El hombre en busca de sentido, Viktor Frankl.
Si esto es un hombre, Primo Levi.
El ala derecha, Mircea Cărtărescu.
Qué maravilla de texto. ¡Gracias por escribir! Justamente esta semana recomendé "El hombre en busca de sentido". Una joya. Y me encuentro ahora con esta belleza que has escrito y que me hace plantearme mil preguntas y revuelve las otras mil que ya traía sobre el amanecer del día de hoy, sobre el vuelo de los pájaros, el mecanismo que mueve todos los hilos digitales, la dulzura del olor de mi hija y la permanente insatisfacción del ser. Con tu permiso, compartiré.

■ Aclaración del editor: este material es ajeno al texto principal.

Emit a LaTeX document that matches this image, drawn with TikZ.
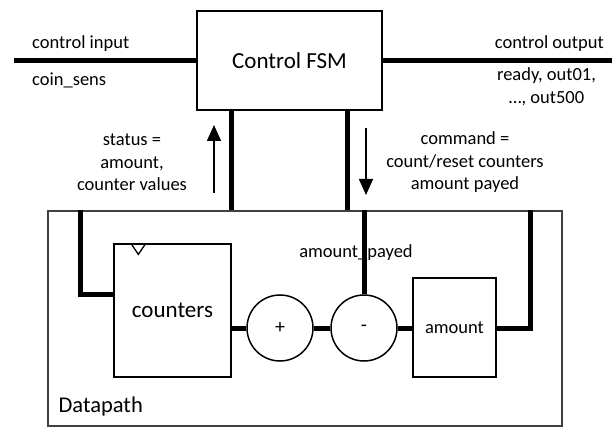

Algo de lo que me he percatado con el paso de los años es que la necesidad de trascender, al igual que el deseo de conocer nuevos lugares, ha ido en un claro descenso. Cada vez estoy más contento y conforme con el simple hecho de estar. No digo que los anhelos que mencionas hayan desaparecido por completo (de ser así, seguramente no me gustase tanto leer y escribir), pero es como si estuvieran despojando de toda pasión juvenil.
Con ganas me quedo de ver qué nos traerás el domingo.